Ultimate Salted Caramel Cupcakes
📝 Ingredients
For the Cupcakes
1½ cups (190g) all-purpose flour
1½ tsp baking powder
½ tsp salt
½ cup (115g) unsalted butter, room temp
1 cup (200g) granulated sugar
2 large eggs
2 tsp vanilla extract
½ cup (120ml) whole milk
¼ cup (60ml) sour cream
For the Salted Caramel Filling
1 cup (200g) granulated sugar
6 tbsp (85g) unsalted butter, room temp
½ cup (120ml) heavy cream
1 tsp sea salt (plus more for topping)
For the Salted Caramel Buttercream
1 cup (227g) unsalted butter, room temp
3 cups (360g) powdered sugar
½ cup salted caramel sauce (from above)
1–2 tbsp heavy cream (as needed)
Pinch of flaky sea salt for garnish
🥣 Preparation Steps
Step 1: Make the Cupcakes
Preheat oven to 350°F (175°C). Line a cupcake tin with 12 liners.
Whisk together flour, baking powder, and salt.
In a large bowl, cream butter and sugar until light and fluffy (about 3 minutes).
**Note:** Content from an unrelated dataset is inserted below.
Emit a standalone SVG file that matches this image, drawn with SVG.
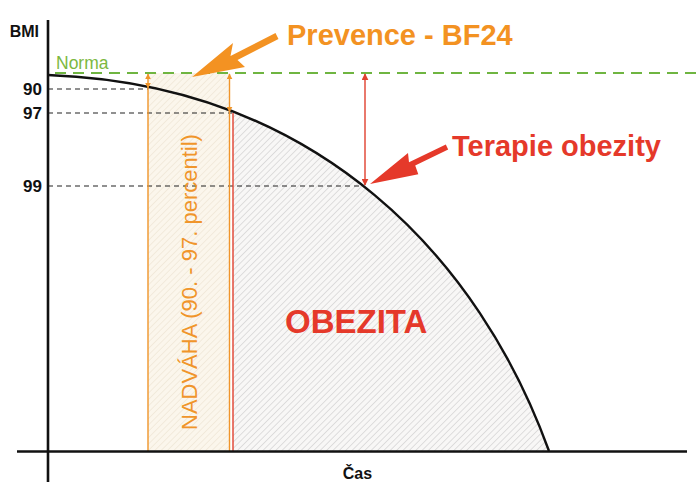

Add eggs one at a time, beating after each. Mix in vanilla.
Mix in sour cream. Alternate adding flour mixture and milk, beginning and ending with flour.
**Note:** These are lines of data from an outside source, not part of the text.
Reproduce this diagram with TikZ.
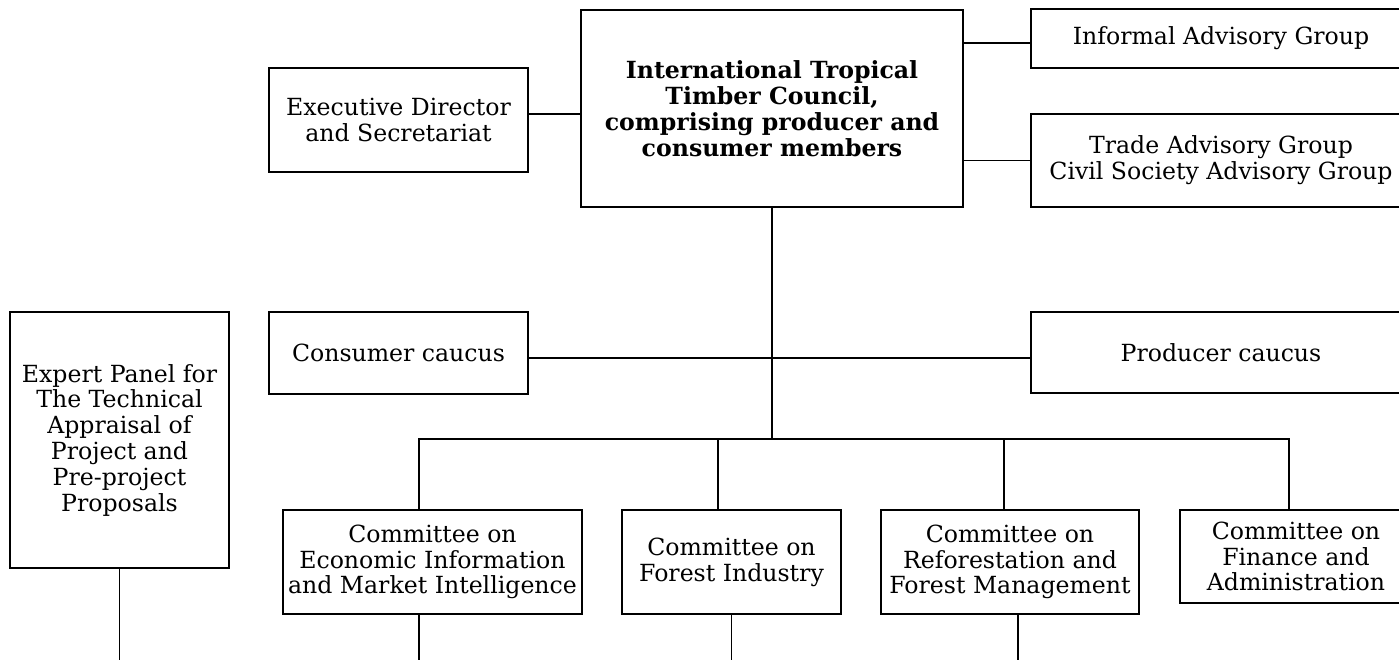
\documentclass[tikz,border=0pt]{standalone}
\usepackage{fontspec}
\setmainfont{DejaVu Serif}
\usetikzlibrary{positioning}
\begin{document}
\begin{tikzpicture}[
  x=0.5pt, y=-0.5pt,
  font=\fontsize{11.8}{12.9}\selectfont,
  b/.style={draw, line width=0.9pt, align=center, inner sep=2pt},
  ln/.style={line width=0.9pt}
]
\useasboundingbox (0,0) rectangle (1399,660);
\clip (0,0) rectangle (1399,660);
\node[b, minimum width=191pt, minimum height=98.5pt, font=\fontsize{11.8}{12.9}\selectfont\bfseries] (itto) at (772,108.5) {International Tropical\\Timber Council,\\comprising producer and\\consumer members};
\node[b, minimum width=129.5pt, minimum height=52pt] (exec) at (398.5,120) {Executive Director\\and Secretariat};
\node[b, minimum width=190pt, minimum height=29.5pt] (informal) at (1221,38.5) {Informal Advisory Group};
\node[b, minimum width=190pt, minimum height=46.5pt] (trade) at (1221,160.5) {Trade Advisory Group\\Civil Society Advisory Group};
\node[b, minimum width=129.5pt, minimum height=41pt] (consumer) at (398.5,353) {Consumer caucus};
\node[b, minimum width=190pt, minimum height=40.5pt] (producer) at (1221,352.5) {Producer caucus};
\node[b, minimum width=109.5pt, minimum height=128pt] (expert) at (119.5,440) {Expert Panel for\\The Technical\\Appraisal of\\Project and\\Pre-project\\Proposals};
\node[b, minimum width=149.5pt, minimum height=52pt] (eimi) at (432.5,562) {Committee on\\Economic Information\\and Market Intelligence};
\node[b, minimum width=109.5pt, minimum height=52pt] (fi) at (731.5,562) {Committee on\\Forest Industry};
\node[b, minimum width=129pt, minimum height=52pt] (refo) at (1010,562) {Committee on\\Reforestation and\\Forest Management};
\node[b, minimum width=116pt, minimum height=46.5pt] (fin) at (1296,556.5) {Committee on\\Finance and\\Administration};

\coordinate (bus) at (772,439);
\coordinate (j1) at (419,439);
\coordinate (j2) at (718,439);
\coordinate (j3) at (1004,439);
\coordinate (j4) at (1289,439);
\coordinate (bot) at (0,660);
\coordinate (k3) at (1018,660);

\draw[ln] ([yshift=3pt]exec.east) -- ([yshift=3pt]exec.east -| itto.west);
\draw[ln] ([yshift=-2.25pt]itto.east |- informal.west) -- ([yshift=-2.25pt]informal.west);
\draw[ln] (itto.east |- trade.west) -- (trade.west);
\draw[ln] (itto.south) -- (bus);
\draw[ln] ([yshift=-2.5pt]consumer.east) -- ([yshift=-2.5pt]consumer.east -| producer.west);
\draw[ln] (j1 |- eimi.north) -- (j1) -- (j4) -- (j4 |- fin.north);
\draw[ln] (j2) -- (j2 |- fi.north);
\draw[ln] (j3) -- (j3 |- refo.north);
\draw[ln] (expert.south) -- (expert.south |- bot);
\draw[ln] (j1 |- eimi.south) -- (j1 |- bot);
\draw[ln] (fi.south) -- (fi.south |- bot);
\draw[ln] (k3 |- refo.south) -- (k3);
\end{tikzpicture}
\end{document}
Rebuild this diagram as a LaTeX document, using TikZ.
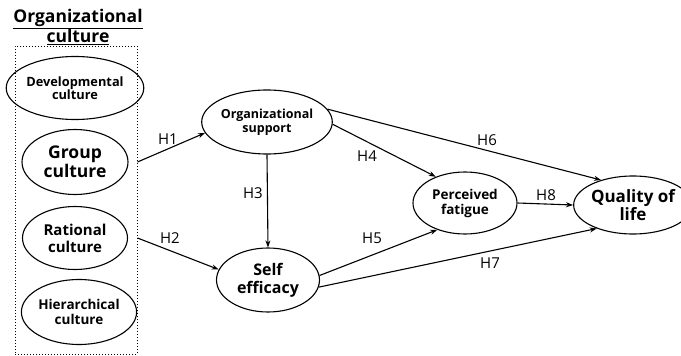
\documentclass[tikz,border=0pt]{standalone}
\usepackage{fontspec}
\setmainfont{Open Sans}
\usetikzlibrary{arrows.meta,positioning,shapes.geometric}

\begin{document}
\begin{tikzpicture}[x=1pt,y=-1pt,>={Stealth[length=7pt,width=5pt]},
  var/.style={draw,ellipse,line width=1.1pt,inner sep=0pt,align=center,
              minimum width=104pt,minimum height=63pt},
  hyp/.style={->,line width=1.1pt},
  lab/.style={font=\fontsize{15}{15}\selectfont}]
\useasboundingbox (0,0) rectangle (681,356);

% organizational culture block
\node[align=center,font=\bfseries\fontsize{17.5}{20}\selectfont] (title) at (78,27)
  {\underline{Organizational}\\\underline{culture}};
\node[draw,dotted,line width=1pt,minimum width=122pt,minimum height=308pt,inner sep=0pt] (oc) at (76,200) {};

\node[var,minimum width=106pt,font=\bfseries\fontsize{12.8}{13.5}\selectfont] (dev) at (75,88) {Developmental\\culture};
\node[var,minimum width=106pt,minimum height=65pt,font=\bfseries\fontsize{17.5}{19}\selectfont] (grp) at (75,162) {Group\\culture};
\node[var,minimum width=105pt,font=\bfseries\fontsize{15}{17}\selectfont] (rat) at (75,238) {Rational\\culture};
\node[var,minimum height=65pt,font=\bfseries\fontsize{13.5}{15}\selectfont] (hie) at (79,312) {Hierarchical\\culture};

% mediators and outcome
\node[var,minimum width=103pt,minimum height=64pt,font=\bfseries\fontsize{12.5}{14}\selectfont] (orgsup) at (267,122) {Organizational\\support};
\node[var,minimum width=103pt,minimum height=64pt,font=\bfseries\fontsize{16}{18}\selectfont] (selfeff) at (268,280) {Self\\efficacy};
\node[var,minimum height=62pt,font=\bfseries\fontsize{13.5}{15}\selectfont] (fatigue) at (465,203) {Perceived\\fatigue};
\node[var,minimum width=92pt,minimum height=58pt,font=\bfseries\fontsize{17}{17.5}\selectfont] (qol) at (633,205) {Quality of\\life};

% hypotheses
\draw[hyp] (oc.east |- grp) -- (orgsup.190);
\draw[hyp] (oc.east |- rat) -- (selfeff.168);
\draw[hyp] (orgsup.south) -- (selfeff.north);
\draw[hyp] (orgsup.-2) -- (fatigue.138);
\draw[hyp] (orgsup.12) -- (qol.142);
\draw[hyp] (selfeff.5) -- (fatigue.224);
\draw[hyp] (selfeff.-8) -- (qol.213);
\draw[hyp] (fatigue.east) -- (qol.west);

\node[lab] (h1) at (168,139) {H1};
\node[lab] (h2) at (170,238) {H2};
\node[lab] (h3) at (253,193) {H3};
\node[lab] (h4) at (367,156) {H4};
\node[lab] (h5) at (372,238) {H5};
\node[lab] (h6) at (487,140) {H6};
\node[lab] (h7) at (490,263) {H7};
\node[lab] (h8) at (546,195) {H8};
\end{tikzpicture}
\end{document}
Divide batter among liners, filling 2/3 full. Bake for 18–20 minutes or until a toothpick comes out clean.
Cool completely before filling.
Step 2: Make the Salted Caramel
In a heavy saucepan over medium heat, melt sugar until golden amber, swirling occasionally.
Add butter (carefully — it will bubble), whisk until melted.
Slowly whisk in cream. Boil for 1 minute, then remove from heat.
Stir in salt. Let cool completely before using.
Step 3: Make the Buttercream
Beat butter until creamy and pale (3 minutes).
Add powdered sugar 1 cup at a time, mixing well.
Mix in salted caramel and a splash of cream until fluffy and spreadable.
Step 4: Assemble the Cupcakes
Using a knife or cupcake corer, remove a small center from each cupcake.
Fill the cavity with cooled salted caramel sauce.
Pipe caramel buttercream on top using a star tip.
Drizzle extra caramel on top and finish with a pinch of flaky sea salt.